Print the records below exactly, starting at the first line and stopping after the line that contains "import plotly.graph_objects as go". Leave out any pictures.
## BEGIN Dataset content
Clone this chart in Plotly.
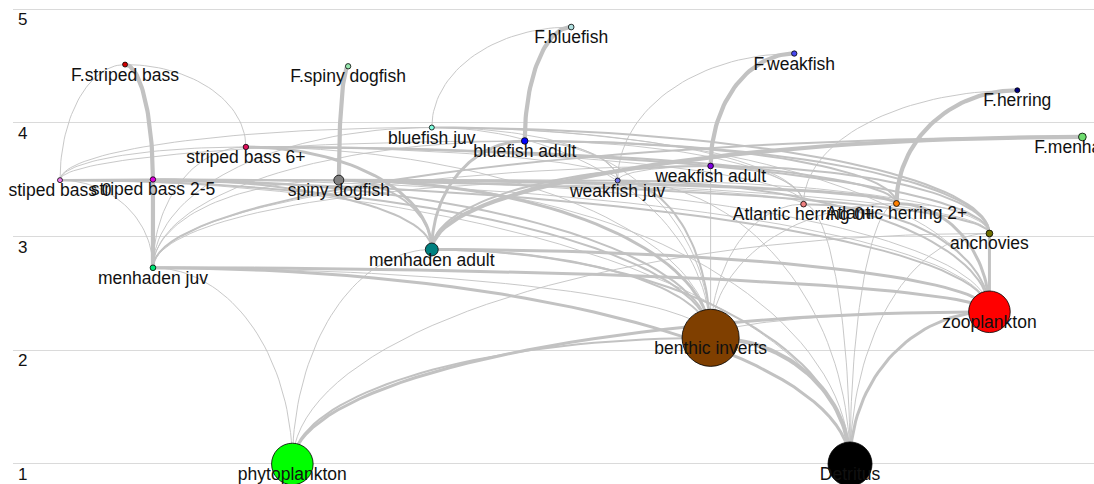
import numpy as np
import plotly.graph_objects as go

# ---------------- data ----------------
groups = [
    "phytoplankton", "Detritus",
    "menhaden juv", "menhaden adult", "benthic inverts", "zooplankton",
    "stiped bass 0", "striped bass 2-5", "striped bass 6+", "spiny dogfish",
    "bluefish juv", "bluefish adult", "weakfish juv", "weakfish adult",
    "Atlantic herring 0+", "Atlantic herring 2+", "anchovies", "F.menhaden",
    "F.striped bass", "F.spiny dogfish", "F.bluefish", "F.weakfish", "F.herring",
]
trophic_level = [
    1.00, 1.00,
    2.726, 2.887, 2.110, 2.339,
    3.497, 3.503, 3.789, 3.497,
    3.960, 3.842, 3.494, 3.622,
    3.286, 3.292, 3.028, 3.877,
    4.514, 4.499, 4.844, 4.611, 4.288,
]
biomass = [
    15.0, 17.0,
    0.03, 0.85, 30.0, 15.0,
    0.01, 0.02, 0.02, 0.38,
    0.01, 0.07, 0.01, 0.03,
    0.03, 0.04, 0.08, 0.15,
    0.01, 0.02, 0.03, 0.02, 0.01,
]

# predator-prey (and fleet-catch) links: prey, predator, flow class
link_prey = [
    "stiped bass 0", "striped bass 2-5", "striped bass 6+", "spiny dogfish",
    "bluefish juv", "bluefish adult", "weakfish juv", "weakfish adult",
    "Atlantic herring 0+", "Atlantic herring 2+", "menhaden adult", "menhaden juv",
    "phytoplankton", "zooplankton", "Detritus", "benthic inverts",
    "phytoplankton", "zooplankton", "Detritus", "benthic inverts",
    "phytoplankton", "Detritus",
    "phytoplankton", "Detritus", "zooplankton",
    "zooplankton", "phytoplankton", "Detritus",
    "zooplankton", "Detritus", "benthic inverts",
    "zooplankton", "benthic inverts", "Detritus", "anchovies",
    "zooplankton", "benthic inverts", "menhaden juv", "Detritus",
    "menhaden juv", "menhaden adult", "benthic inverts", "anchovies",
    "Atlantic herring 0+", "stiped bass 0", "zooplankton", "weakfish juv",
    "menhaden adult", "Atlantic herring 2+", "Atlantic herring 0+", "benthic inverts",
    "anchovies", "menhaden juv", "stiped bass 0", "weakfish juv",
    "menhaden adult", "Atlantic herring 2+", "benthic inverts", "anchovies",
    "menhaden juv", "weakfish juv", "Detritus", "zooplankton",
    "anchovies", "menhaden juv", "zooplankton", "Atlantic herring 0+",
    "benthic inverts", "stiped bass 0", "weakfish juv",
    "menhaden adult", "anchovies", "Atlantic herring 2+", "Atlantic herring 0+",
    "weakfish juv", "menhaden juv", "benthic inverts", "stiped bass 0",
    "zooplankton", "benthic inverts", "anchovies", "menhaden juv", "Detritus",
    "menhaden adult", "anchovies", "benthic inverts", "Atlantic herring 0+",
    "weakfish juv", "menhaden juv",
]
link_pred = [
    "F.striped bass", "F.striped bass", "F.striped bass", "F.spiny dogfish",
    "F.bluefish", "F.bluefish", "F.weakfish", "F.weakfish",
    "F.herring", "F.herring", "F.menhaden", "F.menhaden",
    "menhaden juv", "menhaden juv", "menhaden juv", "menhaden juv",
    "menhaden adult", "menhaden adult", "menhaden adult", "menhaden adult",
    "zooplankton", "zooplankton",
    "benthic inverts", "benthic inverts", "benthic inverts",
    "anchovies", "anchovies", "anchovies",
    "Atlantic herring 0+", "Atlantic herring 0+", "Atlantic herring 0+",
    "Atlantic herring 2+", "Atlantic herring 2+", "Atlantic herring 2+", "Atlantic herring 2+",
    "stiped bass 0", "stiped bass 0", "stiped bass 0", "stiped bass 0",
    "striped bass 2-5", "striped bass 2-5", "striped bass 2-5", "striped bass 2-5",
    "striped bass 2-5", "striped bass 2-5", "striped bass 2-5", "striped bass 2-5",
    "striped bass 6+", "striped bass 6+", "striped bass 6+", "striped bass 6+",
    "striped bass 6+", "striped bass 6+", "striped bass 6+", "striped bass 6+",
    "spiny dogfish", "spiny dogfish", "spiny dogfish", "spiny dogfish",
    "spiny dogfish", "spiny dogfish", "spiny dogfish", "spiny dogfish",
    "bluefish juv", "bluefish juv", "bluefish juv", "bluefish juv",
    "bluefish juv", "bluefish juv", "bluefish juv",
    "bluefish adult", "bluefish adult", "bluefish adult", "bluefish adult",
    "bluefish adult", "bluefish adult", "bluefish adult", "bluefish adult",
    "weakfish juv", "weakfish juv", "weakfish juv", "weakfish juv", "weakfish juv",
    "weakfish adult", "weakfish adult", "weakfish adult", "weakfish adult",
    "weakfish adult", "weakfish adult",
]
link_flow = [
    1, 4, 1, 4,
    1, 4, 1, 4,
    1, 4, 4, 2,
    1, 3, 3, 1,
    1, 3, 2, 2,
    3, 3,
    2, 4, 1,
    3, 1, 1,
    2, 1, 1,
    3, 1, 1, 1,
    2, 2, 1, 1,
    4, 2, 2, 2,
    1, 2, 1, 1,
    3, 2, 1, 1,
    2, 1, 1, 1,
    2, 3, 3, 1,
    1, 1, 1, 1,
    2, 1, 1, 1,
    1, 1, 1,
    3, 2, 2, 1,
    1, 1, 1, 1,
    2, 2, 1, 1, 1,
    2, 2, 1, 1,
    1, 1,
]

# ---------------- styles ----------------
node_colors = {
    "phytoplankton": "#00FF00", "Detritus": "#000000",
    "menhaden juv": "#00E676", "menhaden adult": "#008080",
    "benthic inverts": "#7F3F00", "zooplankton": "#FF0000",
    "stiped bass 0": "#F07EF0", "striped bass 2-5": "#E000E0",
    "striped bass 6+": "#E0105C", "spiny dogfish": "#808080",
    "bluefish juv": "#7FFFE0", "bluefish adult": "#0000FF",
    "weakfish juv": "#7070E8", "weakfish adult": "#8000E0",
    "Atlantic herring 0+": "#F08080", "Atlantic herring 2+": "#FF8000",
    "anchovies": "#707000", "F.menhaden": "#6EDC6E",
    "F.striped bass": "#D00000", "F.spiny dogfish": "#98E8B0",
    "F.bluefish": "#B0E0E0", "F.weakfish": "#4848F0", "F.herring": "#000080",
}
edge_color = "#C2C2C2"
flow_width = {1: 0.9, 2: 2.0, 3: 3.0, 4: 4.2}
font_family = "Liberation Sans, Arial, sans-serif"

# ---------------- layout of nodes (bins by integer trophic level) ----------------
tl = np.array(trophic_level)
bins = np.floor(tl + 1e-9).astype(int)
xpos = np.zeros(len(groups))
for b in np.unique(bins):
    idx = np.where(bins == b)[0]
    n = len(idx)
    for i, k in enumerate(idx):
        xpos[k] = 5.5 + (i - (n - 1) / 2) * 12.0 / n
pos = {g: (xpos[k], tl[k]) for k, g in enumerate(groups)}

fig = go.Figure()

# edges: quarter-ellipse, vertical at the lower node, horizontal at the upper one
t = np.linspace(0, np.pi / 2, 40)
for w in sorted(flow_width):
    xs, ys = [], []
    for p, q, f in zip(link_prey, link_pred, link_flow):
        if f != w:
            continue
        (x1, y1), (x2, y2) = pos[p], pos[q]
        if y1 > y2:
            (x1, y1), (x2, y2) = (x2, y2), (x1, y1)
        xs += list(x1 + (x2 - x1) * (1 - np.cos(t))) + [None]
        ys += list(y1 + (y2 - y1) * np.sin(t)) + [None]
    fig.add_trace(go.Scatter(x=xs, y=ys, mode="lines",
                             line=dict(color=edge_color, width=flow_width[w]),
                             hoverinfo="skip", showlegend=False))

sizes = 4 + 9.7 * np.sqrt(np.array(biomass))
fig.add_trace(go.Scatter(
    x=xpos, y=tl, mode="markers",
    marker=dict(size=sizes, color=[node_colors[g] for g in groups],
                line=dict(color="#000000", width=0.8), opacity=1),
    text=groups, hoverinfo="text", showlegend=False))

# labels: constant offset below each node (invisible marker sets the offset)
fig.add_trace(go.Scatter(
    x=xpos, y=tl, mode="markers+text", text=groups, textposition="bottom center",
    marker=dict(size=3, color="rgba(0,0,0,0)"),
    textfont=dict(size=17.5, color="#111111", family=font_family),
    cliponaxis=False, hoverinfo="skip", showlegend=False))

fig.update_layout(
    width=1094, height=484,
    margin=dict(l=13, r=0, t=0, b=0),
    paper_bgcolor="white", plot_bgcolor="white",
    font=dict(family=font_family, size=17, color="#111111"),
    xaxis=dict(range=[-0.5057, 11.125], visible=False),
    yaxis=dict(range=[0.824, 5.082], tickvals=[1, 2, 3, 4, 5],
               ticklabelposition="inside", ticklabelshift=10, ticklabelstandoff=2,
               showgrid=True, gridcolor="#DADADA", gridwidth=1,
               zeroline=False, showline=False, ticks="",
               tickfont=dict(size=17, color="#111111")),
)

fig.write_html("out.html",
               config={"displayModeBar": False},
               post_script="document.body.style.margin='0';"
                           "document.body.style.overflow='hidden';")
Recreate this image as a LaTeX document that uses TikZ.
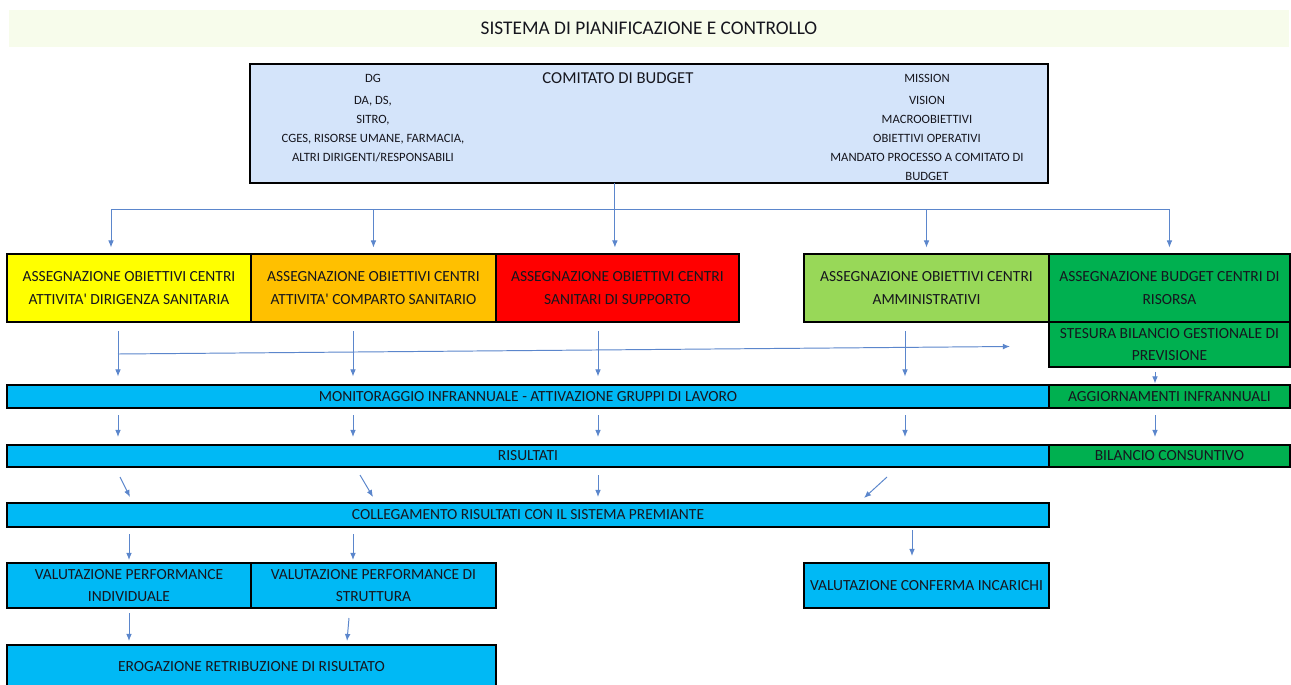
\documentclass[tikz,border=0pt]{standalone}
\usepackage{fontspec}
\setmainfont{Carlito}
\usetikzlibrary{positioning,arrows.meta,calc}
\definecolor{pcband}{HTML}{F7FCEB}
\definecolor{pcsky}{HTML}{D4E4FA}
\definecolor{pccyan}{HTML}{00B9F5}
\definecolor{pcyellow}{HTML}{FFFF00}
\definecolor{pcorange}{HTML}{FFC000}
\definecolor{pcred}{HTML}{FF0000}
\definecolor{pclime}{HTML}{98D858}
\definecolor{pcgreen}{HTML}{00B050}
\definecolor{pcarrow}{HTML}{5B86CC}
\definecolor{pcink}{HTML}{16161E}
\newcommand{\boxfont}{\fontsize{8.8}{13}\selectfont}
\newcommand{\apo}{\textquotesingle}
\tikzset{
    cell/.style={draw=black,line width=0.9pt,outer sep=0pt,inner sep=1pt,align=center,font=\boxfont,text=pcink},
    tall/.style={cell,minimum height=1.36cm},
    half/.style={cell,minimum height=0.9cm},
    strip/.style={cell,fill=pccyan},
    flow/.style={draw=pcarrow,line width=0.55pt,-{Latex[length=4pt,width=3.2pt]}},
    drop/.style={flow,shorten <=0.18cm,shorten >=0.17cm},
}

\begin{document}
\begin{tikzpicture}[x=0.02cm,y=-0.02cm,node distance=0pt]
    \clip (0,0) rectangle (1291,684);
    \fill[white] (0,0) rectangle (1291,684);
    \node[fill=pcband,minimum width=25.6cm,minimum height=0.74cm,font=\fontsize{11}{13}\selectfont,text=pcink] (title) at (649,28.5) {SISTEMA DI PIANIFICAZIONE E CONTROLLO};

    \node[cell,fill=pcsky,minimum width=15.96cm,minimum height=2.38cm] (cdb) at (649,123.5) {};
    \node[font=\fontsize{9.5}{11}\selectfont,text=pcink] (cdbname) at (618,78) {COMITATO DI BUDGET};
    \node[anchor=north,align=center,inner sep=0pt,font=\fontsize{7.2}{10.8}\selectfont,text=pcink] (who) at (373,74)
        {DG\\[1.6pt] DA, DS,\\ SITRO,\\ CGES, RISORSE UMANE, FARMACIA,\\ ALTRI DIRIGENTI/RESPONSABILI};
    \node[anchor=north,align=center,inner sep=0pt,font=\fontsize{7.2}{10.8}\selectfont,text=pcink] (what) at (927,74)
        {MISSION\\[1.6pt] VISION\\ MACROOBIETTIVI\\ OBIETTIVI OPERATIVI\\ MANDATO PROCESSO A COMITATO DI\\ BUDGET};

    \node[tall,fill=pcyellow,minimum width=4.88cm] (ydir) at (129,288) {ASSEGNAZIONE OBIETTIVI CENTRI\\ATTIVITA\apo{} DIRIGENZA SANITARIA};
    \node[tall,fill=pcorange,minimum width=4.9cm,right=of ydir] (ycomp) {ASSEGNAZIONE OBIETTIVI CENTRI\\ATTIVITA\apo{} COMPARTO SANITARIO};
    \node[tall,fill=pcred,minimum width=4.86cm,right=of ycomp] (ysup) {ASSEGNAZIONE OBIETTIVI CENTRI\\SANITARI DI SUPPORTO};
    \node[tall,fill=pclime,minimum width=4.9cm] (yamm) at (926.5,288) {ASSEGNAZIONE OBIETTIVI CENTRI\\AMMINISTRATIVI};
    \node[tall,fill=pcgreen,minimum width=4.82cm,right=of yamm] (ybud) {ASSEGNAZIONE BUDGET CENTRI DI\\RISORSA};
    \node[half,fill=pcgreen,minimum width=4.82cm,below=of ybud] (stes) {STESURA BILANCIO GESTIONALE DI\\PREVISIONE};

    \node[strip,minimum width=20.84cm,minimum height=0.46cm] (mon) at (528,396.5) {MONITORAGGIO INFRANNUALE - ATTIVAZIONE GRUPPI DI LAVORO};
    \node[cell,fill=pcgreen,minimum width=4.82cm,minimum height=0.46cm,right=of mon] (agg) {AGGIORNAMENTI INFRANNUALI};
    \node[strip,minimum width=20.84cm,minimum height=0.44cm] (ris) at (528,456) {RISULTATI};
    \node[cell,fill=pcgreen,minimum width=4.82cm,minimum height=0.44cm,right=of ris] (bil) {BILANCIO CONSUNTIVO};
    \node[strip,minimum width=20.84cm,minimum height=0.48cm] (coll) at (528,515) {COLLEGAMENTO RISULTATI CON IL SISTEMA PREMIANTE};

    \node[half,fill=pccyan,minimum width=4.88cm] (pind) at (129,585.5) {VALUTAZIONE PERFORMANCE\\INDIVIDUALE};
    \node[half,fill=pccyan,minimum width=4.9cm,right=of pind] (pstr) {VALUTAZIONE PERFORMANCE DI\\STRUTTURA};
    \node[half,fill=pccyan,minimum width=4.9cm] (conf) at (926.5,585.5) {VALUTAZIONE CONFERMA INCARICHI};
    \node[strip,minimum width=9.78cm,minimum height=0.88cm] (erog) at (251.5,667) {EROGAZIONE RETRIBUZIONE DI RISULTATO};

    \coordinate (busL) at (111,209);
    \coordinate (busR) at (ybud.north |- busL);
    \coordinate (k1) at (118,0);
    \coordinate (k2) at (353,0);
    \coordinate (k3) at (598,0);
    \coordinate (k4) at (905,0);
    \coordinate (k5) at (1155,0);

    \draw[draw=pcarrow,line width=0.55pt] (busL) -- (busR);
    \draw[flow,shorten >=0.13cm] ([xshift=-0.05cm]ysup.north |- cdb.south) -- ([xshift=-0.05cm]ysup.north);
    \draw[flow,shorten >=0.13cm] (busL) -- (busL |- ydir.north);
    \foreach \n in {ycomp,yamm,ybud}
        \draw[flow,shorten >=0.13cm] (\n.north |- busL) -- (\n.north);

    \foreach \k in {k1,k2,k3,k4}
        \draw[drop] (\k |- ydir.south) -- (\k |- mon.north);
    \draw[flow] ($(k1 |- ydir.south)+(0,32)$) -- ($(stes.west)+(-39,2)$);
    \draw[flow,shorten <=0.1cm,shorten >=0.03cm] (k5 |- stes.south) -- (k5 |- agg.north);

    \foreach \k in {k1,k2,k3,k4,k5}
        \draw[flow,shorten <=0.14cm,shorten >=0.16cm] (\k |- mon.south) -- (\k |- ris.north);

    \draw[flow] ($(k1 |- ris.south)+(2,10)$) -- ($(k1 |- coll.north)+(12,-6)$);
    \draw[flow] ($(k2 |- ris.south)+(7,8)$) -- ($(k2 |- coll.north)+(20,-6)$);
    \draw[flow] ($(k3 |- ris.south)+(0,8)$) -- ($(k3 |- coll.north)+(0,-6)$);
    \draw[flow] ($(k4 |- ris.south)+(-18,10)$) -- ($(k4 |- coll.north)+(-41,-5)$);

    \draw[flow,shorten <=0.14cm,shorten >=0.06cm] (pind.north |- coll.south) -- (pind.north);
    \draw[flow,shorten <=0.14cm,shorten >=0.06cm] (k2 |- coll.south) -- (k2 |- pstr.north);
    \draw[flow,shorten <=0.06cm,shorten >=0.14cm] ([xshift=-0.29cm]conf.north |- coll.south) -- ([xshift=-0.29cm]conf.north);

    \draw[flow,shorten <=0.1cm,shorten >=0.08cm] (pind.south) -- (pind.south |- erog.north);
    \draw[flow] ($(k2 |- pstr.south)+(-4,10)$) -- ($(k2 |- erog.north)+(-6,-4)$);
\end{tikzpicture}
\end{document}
## END Dataset content
▶ **Exercise answer**
Clone this chart in Plotly.
import numpy as np
import plotly.graph_objects as go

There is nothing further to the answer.